Independent labels also rely on "word of mouth" to expose their acts. Independent labels tend to avoid high budget marketing tactics, which usually does not fall in the budget of an independent label. This of course contributes to the overall lower production cost, and may help the artist to receive royalties sooner, if warranted. Major labels tend to watch indie label artists and gauge their success, and may offer to sign acts from independents when their contract is up. The major may also request to buy the contract of the act from the independent label before the contract is up, giving the independent label a hefty financial payment if they choose to sell the contract.
If a band or artist writes their own material, publishing can be one of the best ways to earn a profit. It is one of the few guaranteed ways to earn revenue for artists. Basic copyright law protects songwriters by giving them exclusive rights to grant or deny the reproduction, distribution, or performance of their work. The majority of a band's publishing income comes from its mechanical and performance rights. Mechanical rights cover the reproduction of a song on a record. In the standard contract between a band and a label, the label is required by law to pay the composer a fixed rate per song simply for the right to use the composition on commercially sold recordings. The mechanical licensing rate in 2006 for the U.S. and Canada is 9.1 cents per song. With the performance rights, a song's copyright covers every time it appears on radio and television.
However, in recent years touring is also becoming one of the ways to make money, though its revenue is not so much as that of major artists'. That's not only because ticket sales and ticket prices are increasing, but also because they are selling their goods, such as T-shirts, towels, wristbands, and so on. Most of artists tend to sell their goods in addition to publishing their works.
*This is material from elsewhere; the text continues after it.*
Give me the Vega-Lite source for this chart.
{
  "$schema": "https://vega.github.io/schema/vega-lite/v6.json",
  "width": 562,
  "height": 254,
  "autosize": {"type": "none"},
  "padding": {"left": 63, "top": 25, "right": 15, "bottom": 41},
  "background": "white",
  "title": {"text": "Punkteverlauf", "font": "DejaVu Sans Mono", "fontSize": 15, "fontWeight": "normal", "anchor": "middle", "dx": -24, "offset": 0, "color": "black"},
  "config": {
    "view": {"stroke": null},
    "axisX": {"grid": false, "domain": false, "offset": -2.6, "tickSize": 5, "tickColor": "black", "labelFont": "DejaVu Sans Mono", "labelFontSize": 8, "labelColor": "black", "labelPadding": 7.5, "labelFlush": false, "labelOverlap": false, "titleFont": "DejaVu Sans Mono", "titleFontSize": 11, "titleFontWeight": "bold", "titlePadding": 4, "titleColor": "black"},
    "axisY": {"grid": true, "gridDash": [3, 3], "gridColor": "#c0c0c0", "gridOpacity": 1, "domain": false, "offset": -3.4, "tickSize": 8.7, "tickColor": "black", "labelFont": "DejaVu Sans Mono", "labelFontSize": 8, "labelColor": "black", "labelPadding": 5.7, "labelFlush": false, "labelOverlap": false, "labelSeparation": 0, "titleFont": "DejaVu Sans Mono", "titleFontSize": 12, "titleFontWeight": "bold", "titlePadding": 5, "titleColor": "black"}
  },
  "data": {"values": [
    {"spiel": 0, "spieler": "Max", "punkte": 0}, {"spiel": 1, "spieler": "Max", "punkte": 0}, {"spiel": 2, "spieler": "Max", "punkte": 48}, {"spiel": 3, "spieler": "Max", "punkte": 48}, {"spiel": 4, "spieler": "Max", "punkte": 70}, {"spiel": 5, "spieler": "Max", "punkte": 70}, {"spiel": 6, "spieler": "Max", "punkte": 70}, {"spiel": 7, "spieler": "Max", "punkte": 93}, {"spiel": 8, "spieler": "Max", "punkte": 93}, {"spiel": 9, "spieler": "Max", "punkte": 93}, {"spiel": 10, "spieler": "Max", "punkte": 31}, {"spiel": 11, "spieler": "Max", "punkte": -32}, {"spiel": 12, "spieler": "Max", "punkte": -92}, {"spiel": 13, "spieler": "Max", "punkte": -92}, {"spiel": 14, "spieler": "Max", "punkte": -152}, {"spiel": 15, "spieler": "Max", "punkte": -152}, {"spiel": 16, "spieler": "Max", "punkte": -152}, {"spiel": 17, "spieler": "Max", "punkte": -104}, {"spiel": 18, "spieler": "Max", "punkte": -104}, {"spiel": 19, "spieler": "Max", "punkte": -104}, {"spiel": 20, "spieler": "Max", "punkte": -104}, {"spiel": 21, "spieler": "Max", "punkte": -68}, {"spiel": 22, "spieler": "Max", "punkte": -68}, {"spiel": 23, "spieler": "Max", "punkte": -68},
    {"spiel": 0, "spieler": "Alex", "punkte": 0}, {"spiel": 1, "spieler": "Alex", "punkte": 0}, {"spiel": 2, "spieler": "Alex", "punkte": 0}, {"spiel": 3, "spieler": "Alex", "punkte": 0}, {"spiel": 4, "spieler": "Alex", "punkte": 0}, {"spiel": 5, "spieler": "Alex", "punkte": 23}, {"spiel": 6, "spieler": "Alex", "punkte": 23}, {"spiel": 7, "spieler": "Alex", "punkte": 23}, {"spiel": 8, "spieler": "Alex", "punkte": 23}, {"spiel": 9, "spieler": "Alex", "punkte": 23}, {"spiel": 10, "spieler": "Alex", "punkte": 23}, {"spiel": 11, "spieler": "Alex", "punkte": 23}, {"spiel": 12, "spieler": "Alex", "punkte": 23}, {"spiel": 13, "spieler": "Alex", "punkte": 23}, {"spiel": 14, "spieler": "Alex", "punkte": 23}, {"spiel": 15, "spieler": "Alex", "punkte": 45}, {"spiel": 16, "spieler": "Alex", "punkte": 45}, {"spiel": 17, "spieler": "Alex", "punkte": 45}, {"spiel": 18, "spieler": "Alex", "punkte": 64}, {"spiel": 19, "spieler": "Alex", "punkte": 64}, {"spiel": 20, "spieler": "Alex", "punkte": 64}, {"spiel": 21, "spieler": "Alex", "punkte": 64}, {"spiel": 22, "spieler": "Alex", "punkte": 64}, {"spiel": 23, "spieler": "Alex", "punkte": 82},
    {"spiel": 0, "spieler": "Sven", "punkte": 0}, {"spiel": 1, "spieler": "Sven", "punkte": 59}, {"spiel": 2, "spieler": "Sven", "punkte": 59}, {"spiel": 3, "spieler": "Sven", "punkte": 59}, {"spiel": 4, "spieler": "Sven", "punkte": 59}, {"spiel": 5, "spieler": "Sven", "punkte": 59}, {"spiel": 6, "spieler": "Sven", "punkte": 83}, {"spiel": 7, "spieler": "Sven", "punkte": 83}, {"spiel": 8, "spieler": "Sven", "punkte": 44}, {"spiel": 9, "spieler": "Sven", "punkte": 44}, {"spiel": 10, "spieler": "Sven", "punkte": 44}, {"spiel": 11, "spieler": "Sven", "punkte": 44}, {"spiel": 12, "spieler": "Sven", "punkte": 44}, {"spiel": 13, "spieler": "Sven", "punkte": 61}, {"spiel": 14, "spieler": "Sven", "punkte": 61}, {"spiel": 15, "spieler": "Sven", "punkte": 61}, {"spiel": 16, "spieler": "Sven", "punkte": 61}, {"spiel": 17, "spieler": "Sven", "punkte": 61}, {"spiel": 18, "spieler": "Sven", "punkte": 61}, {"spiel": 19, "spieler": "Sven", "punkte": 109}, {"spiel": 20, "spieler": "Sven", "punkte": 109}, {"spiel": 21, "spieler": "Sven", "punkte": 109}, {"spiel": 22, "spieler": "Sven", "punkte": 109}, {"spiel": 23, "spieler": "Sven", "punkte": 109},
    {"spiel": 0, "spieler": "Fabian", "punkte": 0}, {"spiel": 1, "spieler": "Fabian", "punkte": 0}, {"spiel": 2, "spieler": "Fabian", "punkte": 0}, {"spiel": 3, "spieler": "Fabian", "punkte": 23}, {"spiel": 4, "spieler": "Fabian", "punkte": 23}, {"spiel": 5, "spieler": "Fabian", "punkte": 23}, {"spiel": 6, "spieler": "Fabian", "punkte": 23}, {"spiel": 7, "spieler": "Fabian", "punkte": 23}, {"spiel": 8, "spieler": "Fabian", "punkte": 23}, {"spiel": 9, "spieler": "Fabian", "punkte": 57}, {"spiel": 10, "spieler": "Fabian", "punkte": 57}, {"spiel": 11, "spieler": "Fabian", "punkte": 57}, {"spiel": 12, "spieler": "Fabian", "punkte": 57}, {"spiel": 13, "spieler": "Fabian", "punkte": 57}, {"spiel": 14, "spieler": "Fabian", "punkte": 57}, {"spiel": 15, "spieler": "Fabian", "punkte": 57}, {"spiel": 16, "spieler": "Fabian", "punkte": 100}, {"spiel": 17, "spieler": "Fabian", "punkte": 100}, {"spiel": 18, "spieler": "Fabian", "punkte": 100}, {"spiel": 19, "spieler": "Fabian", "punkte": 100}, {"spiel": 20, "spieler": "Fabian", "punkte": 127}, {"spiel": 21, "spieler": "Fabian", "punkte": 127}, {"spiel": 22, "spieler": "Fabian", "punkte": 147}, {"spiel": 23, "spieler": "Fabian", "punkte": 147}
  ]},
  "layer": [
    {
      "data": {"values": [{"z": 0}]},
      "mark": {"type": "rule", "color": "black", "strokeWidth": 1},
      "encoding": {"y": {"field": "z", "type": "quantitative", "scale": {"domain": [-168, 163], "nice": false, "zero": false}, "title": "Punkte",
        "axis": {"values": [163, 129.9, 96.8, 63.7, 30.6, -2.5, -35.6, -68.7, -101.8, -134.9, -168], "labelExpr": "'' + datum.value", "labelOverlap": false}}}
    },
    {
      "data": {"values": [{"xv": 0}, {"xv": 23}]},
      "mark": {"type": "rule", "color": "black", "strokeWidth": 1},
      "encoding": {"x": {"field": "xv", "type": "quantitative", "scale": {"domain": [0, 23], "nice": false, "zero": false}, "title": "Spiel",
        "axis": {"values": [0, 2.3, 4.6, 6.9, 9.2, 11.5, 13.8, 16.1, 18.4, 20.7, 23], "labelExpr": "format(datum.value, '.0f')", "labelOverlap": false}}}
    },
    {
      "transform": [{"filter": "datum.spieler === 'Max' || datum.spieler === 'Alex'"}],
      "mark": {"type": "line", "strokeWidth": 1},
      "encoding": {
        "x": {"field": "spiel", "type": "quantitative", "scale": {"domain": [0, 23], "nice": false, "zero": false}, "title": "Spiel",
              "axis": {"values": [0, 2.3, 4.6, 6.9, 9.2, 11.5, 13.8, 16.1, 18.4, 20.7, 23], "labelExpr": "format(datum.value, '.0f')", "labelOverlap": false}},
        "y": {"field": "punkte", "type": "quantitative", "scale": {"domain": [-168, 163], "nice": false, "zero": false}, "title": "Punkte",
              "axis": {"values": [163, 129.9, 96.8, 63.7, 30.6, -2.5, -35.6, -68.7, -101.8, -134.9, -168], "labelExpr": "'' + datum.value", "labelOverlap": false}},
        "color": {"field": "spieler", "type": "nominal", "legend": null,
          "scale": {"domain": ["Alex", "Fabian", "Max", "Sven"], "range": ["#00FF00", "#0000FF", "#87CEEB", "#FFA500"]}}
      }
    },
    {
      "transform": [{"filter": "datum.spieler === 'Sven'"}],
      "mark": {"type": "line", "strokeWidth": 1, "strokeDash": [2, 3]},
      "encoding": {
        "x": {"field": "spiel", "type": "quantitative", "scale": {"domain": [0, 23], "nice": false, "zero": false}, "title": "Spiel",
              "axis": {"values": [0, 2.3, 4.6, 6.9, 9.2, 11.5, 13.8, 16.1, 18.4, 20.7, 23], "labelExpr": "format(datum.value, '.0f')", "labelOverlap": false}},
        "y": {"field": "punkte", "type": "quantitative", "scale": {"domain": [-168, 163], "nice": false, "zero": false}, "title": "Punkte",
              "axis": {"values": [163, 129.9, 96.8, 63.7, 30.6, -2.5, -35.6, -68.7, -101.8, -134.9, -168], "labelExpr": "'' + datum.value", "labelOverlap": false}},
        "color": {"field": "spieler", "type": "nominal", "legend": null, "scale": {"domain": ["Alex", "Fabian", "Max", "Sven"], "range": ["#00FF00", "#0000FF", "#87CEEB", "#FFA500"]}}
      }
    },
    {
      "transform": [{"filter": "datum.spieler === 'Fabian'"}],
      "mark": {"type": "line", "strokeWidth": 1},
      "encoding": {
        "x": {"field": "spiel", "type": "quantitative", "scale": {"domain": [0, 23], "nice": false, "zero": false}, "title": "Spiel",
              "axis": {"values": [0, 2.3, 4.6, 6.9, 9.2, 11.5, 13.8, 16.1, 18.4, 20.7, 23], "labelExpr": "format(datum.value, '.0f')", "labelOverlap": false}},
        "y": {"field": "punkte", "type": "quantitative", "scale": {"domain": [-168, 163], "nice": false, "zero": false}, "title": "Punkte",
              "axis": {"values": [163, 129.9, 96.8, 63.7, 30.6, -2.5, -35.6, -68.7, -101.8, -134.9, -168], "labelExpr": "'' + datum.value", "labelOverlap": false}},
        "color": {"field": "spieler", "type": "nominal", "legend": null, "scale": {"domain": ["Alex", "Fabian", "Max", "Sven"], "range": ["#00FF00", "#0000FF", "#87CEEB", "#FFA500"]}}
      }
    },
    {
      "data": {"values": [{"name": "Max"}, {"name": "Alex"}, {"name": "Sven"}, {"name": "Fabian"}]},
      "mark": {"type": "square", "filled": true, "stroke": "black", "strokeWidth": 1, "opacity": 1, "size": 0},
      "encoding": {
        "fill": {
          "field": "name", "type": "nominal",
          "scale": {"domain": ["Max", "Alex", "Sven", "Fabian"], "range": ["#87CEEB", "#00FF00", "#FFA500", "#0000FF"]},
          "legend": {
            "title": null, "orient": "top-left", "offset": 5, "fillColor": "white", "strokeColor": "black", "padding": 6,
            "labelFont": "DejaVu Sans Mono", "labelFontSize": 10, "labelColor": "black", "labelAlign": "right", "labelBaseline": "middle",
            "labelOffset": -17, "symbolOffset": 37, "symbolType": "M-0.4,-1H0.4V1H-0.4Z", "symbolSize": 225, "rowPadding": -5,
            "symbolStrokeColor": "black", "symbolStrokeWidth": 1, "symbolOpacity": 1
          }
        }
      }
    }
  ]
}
Moreover, there are some examples that sound sources which have been just recorded are sold after concerts.
Increasingly the internet is making new methods of publication accessible to independent musicians. Services have been set up to distribute independent music over the internet with many different types of payment models. This often allows artists to reach a much wider audience than would normally be possible as a local band.
Competition between independent and traditional publishing
Independent music sales volume is difficult to track, but in 2010 independent retailer CD Baby claimed to have sold over 5 million CDs during its lifetime. CD Baby no longer reports its number of CDs sold, but in 2010 claimed to have paid a total of $107 million to artists over its lifetime and currently claims that this figure is now over $200 million.
Apple has announced that they have sold over 16 billion songs through their iTunes service. Most of this is “mainstream” music, and doesn't reflect access by new content producers to the market, but it does indicate significant competition with traditional CD sales.
Whether the sales from non-traditional sources come mostly from tapping into an expanding market or from siphoning sales away from traditional CD distribution is difficult to assess in the face of the RIAA's claim that music piracy causes 12.5 billion dollars damage to the US economy annually.